*SHORT TASK*.
Identify all lines in the listing that include the word "code", and copy them out.

*INFORMATION SHOWN*.
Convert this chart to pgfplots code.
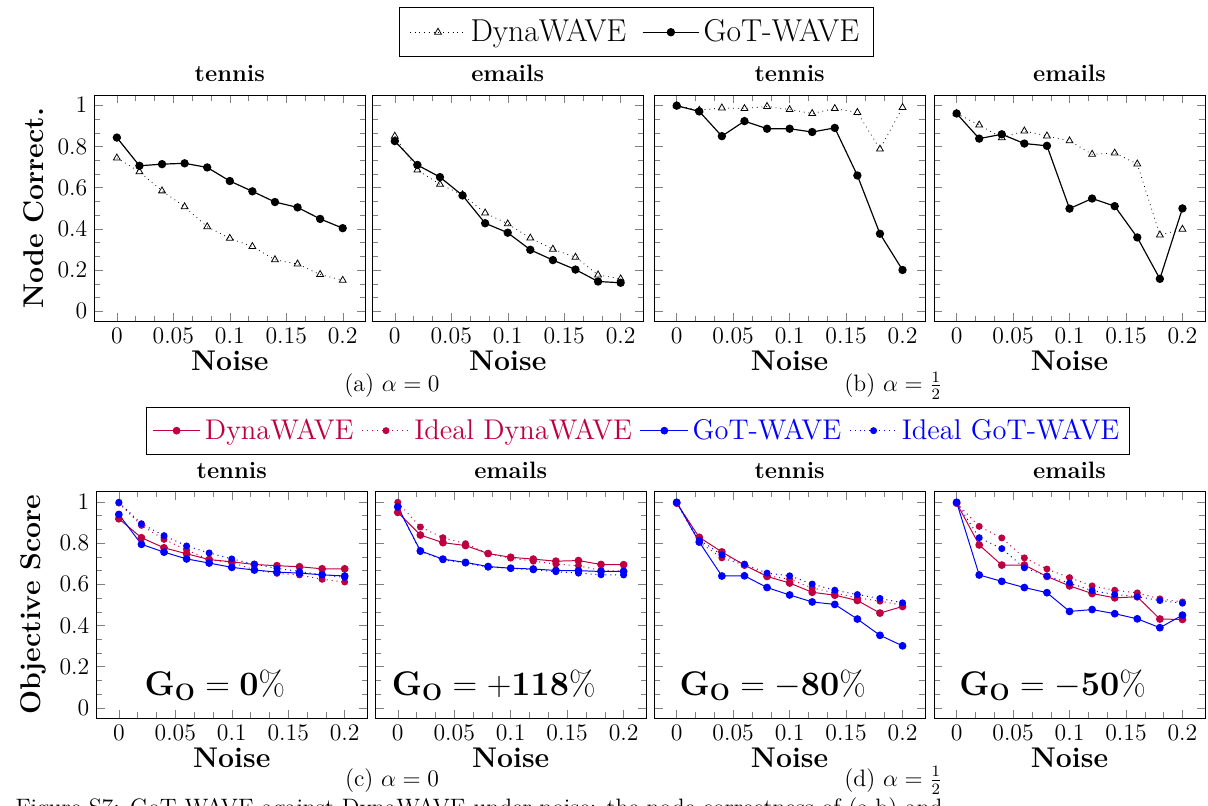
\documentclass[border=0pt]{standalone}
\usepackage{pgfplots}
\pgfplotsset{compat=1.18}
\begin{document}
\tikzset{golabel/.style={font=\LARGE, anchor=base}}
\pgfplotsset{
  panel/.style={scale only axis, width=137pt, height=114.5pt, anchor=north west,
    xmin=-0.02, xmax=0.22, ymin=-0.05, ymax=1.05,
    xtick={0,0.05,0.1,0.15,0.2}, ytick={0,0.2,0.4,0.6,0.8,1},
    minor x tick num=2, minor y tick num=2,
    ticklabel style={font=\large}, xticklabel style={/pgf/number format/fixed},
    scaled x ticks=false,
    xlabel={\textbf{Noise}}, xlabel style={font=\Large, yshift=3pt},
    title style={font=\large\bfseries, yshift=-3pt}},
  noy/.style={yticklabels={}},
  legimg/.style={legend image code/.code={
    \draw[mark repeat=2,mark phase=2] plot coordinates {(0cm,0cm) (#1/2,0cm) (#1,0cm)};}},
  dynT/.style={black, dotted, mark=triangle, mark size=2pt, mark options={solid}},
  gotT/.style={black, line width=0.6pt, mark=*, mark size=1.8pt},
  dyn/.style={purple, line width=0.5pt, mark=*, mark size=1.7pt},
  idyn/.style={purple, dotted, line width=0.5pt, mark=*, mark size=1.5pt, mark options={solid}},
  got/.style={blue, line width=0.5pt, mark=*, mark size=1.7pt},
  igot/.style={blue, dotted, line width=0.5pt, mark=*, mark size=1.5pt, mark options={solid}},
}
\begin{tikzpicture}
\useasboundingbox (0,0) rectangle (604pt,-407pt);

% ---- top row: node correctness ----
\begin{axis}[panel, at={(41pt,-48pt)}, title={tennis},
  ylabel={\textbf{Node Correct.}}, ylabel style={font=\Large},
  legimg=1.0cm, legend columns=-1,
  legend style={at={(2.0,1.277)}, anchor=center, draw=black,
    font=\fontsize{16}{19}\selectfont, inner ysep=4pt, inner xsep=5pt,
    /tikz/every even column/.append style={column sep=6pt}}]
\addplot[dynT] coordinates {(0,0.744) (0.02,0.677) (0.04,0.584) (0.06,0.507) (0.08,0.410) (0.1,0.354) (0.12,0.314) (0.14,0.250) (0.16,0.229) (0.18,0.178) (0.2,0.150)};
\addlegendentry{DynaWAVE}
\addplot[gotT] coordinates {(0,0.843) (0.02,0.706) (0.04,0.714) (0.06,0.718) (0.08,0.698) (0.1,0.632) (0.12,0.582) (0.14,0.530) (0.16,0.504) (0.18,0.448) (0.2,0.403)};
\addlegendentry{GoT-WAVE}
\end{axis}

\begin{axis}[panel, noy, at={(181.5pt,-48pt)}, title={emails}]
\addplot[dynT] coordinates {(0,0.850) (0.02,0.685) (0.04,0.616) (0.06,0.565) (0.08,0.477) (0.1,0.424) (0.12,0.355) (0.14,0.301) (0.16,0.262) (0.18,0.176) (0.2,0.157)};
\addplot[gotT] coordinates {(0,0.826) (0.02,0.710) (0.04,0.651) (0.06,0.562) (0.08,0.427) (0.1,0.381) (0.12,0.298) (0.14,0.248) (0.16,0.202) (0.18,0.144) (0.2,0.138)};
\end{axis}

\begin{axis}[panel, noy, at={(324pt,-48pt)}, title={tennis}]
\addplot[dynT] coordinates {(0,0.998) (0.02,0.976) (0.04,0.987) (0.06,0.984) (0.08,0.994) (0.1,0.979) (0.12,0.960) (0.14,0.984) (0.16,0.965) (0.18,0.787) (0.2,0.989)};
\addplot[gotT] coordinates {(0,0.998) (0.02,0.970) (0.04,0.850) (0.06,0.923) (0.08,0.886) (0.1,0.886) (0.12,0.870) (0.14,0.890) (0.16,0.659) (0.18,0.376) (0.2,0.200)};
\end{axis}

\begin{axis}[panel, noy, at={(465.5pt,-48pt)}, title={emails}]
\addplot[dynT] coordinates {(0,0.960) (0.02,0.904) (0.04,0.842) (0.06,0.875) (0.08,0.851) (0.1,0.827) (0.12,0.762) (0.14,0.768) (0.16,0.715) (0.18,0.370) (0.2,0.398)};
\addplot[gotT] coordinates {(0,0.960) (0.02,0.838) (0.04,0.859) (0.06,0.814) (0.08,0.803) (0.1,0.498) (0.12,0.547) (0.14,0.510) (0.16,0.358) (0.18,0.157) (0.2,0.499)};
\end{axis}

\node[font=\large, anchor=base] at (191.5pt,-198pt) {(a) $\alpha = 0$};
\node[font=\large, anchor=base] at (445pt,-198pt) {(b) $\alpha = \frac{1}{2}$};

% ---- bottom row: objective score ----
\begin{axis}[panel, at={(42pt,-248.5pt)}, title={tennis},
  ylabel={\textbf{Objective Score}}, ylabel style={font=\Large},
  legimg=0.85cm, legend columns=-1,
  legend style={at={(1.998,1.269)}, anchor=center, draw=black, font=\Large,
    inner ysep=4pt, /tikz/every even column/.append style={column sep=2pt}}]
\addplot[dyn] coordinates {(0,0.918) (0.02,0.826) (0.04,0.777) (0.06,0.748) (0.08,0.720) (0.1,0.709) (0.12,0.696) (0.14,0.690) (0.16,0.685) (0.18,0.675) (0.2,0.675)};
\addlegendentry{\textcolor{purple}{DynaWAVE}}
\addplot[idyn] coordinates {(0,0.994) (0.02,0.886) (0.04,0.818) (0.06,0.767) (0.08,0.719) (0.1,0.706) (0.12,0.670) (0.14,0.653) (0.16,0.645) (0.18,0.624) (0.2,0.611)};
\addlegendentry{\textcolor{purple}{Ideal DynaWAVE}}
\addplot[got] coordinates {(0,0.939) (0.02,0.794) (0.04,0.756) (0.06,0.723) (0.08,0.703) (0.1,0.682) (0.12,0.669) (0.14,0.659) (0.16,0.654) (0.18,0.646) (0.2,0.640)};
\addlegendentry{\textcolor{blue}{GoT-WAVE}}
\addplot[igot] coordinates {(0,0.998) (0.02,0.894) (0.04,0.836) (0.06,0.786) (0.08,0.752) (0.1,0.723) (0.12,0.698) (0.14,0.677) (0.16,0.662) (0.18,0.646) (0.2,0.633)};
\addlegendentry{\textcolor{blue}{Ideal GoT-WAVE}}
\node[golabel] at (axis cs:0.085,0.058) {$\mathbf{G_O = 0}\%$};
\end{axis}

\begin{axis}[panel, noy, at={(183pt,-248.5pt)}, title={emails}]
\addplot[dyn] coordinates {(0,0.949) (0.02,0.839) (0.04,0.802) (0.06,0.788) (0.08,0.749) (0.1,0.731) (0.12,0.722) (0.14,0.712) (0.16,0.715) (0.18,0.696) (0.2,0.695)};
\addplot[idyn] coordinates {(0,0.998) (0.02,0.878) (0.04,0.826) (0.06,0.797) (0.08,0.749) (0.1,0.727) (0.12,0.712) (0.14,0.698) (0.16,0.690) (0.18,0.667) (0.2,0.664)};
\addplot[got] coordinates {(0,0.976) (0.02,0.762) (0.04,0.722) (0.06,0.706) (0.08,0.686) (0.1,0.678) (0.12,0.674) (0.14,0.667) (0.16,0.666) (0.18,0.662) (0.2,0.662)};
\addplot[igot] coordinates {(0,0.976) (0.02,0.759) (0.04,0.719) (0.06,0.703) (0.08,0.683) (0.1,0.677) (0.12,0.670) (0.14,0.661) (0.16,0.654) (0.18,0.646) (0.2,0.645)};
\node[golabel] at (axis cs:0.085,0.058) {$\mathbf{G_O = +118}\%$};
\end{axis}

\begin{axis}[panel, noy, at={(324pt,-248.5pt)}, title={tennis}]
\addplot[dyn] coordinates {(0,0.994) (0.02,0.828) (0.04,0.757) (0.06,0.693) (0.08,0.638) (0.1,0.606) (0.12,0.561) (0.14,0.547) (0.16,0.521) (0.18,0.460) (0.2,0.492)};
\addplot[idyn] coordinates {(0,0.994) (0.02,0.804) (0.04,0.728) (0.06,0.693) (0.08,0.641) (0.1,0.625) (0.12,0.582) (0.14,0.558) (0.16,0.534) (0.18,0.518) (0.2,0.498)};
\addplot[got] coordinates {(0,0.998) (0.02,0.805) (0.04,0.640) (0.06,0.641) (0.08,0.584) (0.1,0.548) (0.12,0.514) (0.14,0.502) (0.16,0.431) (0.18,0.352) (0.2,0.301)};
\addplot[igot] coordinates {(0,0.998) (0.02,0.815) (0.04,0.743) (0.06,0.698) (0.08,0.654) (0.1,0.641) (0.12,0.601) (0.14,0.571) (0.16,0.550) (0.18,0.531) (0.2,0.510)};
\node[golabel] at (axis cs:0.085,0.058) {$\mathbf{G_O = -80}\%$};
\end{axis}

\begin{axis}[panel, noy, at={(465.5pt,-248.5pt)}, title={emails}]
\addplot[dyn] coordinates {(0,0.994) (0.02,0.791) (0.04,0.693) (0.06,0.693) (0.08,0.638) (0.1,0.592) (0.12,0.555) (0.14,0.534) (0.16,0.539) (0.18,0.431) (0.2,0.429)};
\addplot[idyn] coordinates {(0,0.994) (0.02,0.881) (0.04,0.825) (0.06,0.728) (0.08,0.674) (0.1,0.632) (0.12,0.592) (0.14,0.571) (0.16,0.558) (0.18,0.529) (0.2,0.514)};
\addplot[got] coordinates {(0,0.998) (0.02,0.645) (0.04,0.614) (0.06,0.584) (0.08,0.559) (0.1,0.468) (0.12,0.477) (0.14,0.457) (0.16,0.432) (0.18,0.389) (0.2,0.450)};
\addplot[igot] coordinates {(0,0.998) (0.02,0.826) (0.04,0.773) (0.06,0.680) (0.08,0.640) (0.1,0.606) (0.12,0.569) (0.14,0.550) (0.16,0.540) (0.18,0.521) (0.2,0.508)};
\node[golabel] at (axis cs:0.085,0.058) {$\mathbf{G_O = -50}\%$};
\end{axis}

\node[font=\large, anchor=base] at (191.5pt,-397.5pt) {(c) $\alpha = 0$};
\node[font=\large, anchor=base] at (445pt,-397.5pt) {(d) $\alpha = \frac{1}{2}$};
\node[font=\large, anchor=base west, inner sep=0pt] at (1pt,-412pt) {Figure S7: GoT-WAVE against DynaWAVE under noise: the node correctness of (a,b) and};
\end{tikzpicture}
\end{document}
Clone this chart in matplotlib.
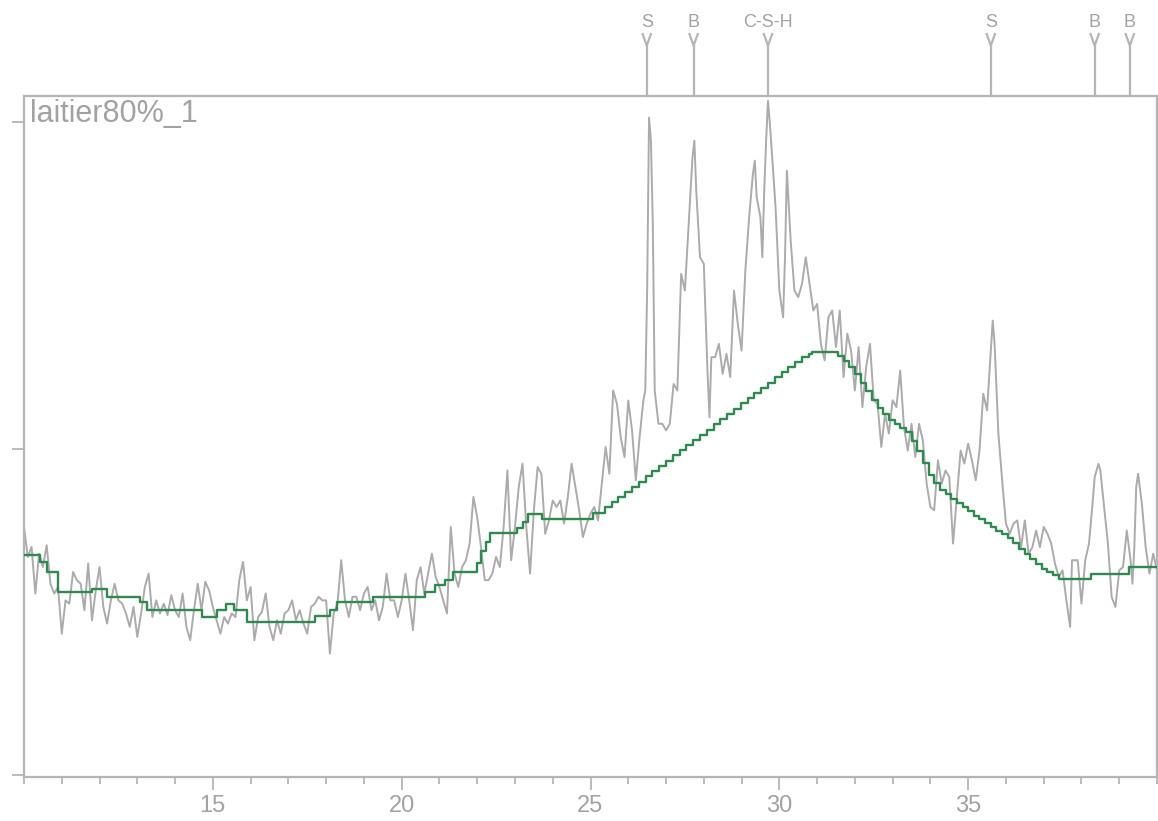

*THE SOLUTION*.
Convert this chart to pgfplots code.
  legimg/.style={legend image code/.code={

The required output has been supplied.